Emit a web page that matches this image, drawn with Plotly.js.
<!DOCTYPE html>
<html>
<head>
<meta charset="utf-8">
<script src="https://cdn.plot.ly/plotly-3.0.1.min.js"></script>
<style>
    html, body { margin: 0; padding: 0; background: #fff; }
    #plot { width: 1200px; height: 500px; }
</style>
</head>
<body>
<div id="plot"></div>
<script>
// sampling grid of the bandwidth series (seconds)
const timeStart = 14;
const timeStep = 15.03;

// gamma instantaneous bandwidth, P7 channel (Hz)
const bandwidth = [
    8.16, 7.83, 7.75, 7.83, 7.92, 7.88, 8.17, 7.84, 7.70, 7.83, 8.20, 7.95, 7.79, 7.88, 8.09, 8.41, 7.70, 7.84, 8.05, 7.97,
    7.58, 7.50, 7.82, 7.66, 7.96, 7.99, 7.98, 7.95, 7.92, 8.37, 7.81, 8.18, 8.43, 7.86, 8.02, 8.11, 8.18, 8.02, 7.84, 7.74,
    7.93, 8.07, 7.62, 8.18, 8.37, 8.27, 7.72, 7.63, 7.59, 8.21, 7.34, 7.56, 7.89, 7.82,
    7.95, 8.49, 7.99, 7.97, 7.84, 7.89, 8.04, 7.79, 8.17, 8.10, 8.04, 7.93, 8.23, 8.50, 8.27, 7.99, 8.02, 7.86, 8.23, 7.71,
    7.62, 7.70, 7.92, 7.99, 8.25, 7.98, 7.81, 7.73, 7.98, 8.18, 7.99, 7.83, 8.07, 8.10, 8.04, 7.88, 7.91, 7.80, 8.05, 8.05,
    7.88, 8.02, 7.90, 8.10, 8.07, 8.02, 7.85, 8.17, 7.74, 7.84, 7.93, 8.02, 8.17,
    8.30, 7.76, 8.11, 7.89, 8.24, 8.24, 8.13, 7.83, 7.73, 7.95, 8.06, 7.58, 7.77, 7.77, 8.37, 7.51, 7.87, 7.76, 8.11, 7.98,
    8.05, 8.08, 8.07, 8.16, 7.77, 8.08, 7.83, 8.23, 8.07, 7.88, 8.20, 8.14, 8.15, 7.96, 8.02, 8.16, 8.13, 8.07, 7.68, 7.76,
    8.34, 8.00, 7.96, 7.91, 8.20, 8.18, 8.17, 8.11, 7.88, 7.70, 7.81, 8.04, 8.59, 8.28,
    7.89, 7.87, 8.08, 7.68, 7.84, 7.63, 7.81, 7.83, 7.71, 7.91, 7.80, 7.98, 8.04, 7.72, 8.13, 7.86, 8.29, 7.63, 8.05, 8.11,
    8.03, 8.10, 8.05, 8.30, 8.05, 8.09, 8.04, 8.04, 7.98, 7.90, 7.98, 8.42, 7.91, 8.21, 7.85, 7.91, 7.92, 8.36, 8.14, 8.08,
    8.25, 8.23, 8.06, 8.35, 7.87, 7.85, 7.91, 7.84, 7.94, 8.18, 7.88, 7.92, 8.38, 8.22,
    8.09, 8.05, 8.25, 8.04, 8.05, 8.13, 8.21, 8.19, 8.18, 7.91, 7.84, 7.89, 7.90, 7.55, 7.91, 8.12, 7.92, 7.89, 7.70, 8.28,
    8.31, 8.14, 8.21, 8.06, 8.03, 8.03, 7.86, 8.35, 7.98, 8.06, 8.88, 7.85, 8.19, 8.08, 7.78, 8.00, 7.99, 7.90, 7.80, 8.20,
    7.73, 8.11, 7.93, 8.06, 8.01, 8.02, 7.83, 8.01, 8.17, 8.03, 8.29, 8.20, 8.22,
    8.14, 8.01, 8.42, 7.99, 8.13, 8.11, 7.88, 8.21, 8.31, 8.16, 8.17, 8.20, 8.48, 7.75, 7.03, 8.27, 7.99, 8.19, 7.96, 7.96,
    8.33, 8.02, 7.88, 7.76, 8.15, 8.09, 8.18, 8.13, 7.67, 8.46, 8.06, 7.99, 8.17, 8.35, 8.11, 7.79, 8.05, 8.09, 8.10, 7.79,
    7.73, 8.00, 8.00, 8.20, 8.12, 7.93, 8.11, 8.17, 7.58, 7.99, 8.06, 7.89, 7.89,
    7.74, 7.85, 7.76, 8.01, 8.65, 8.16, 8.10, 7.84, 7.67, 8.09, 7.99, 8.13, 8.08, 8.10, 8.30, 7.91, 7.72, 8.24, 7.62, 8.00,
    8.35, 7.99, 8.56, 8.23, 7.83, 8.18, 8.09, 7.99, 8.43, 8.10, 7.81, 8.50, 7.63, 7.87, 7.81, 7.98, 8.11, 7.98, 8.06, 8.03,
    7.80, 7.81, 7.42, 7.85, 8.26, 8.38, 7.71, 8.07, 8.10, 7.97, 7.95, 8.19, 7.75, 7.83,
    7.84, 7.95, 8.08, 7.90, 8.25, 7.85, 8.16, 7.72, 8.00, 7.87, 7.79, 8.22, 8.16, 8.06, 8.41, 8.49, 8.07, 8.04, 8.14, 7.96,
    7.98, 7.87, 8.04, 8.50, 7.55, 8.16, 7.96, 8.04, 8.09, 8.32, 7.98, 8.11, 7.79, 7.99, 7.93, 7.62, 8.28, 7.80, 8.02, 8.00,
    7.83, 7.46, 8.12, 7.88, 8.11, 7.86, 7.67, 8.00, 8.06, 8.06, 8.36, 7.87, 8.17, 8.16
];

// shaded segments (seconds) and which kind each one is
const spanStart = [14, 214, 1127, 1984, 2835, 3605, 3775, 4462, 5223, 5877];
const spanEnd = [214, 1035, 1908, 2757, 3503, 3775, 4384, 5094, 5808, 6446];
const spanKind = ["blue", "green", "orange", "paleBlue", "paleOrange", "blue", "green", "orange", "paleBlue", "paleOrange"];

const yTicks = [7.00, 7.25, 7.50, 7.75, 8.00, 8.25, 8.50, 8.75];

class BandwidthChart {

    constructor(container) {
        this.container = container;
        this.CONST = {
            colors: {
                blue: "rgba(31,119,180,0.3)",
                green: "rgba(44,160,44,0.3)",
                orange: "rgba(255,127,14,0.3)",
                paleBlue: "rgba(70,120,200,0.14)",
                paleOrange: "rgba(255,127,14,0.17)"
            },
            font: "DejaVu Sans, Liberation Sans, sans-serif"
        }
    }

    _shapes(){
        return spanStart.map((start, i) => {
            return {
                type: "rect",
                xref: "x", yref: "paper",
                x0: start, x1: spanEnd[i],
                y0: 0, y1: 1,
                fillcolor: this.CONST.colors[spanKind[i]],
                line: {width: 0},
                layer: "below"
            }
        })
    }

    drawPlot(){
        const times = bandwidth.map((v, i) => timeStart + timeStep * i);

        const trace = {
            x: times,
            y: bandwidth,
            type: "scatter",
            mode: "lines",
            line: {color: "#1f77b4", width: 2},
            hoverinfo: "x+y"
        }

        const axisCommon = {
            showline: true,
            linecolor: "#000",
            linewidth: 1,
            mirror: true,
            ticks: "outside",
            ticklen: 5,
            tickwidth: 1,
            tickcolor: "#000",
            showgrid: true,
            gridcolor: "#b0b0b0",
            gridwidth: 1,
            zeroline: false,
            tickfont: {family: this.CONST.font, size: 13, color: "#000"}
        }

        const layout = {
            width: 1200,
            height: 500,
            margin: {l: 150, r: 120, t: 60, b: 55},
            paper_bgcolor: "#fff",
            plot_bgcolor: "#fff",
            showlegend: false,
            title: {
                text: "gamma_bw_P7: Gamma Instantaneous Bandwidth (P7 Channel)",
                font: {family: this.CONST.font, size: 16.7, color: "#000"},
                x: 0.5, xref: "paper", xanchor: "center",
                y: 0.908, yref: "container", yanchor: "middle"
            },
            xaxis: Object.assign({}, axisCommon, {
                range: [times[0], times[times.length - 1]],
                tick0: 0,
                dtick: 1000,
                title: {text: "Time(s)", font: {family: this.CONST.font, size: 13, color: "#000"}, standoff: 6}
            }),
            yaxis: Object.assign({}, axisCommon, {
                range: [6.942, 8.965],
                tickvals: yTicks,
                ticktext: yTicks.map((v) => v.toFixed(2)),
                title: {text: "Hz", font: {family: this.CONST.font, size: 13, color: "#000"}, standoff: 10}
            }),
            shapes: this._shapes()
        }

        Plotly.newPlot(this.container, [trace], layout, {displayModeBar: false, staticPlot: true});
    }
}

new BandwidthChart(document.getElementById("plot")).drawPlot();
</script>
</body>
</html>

+ + +

● **EXERCISE GOAL**
Without changing anything, quote the lines from the top of the data to the line that contains "const timeStep = 15.03;", including that line.

● **RESULT**
Emit a web page that matches this image, drawn with Plotly.js.
<!DOCTYPE html>
<html>
<head>
<meta charset="utf-8">
<script src="https://cdn.plot.ly/plotly-3.0.1.min.js"></script>
<style>
    html, body { margin: 0; padding: 0; background: #fff; }
    #plot { width: 1200px; height: 500px; }
</style>
</head>
<body>
<div id="plot"></div>
<script>
// sampling grid of the bandwidth series (seconds)
const timeStart = 14;
const timeStep = 15.03;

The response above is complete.